Harleston went on to work out that the basic unit used in Teotihuacan was 1.059 metres. Noting also the frequency of the figure 378 metres (for example, between boundary markers along the Way of the Dead), Harleston observed that 1.059 multiplied by 378, then by 100,000, gives a very accurate figure for the Polar radius of the earth, and seems to support Le Plongeon’s speculation that the pyramids were designed as scale models of the earth.
All this sounds like an argument in favour of von Daniken’s space visitors. But what Schwaller de Lubicz and John West and Graham Hancock and Robert Bauval are all suggesting is rather less controversial: that ancient peoples probably inherited their knowledge from a civilisation that knew a great many things. Whether these things were originally brought to earth by ‘Nommo’ from the stars is, for our purposes, irrelevant. If ever any evidence for it turns up, then it might become relevant. But for the moment, there is a far more fascinating problem: what these remote people knew, and how they applied their knowledge. This is something we can investigate.

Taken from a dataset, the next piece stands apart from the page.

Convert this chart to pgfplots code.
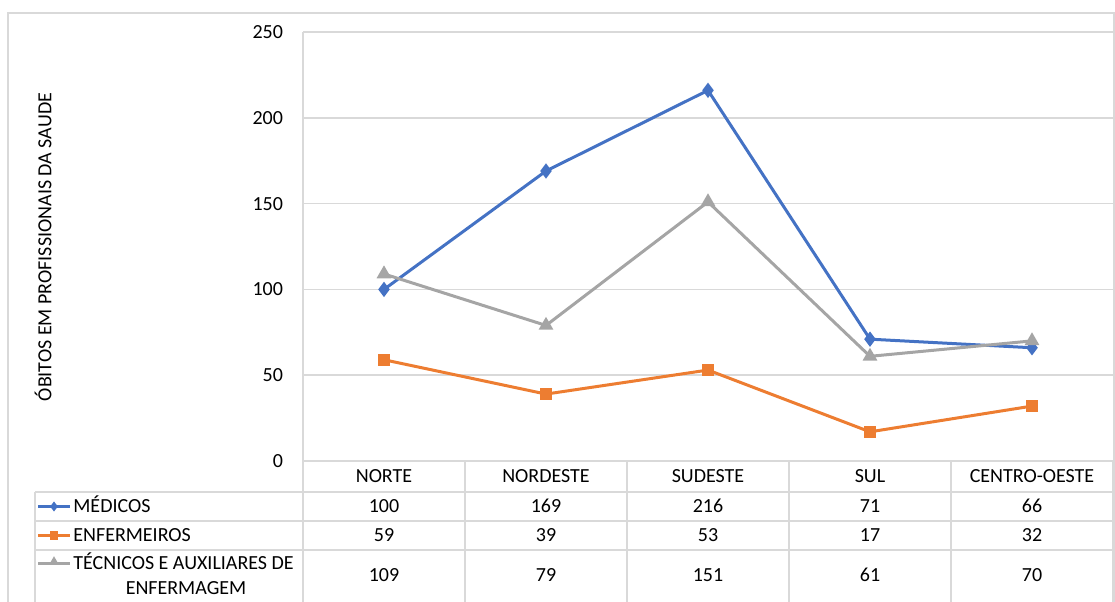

But where Teotihuacan is concerned, our investigations still leave the subject steeped in mystery. We do not know the date it was built. If it was built by the Toltecs, then its date could be anything between AD 500 and 1100. But some carbon dating has yielded a date at the beginning of the Christian era—which is earlier than the Toltecs. The Aztecs themselves declared that Teotihuacan was built at the beginning of the Fifth Age, in 3113 BC, by Quetzalcoatl. Their previous four ages (or ‘suns’) lasted, respectively, 4008 years, 4010 years, 4081 years and 5026 years, which adds up to 17,125 years before the beginning of the Fifth Sun. In other words, the Aztecs date the ‘beginnings’ of civilisation back to 20,238 BC. (They also anticipated its end, in violent earthquakes, on 24 December 2012.)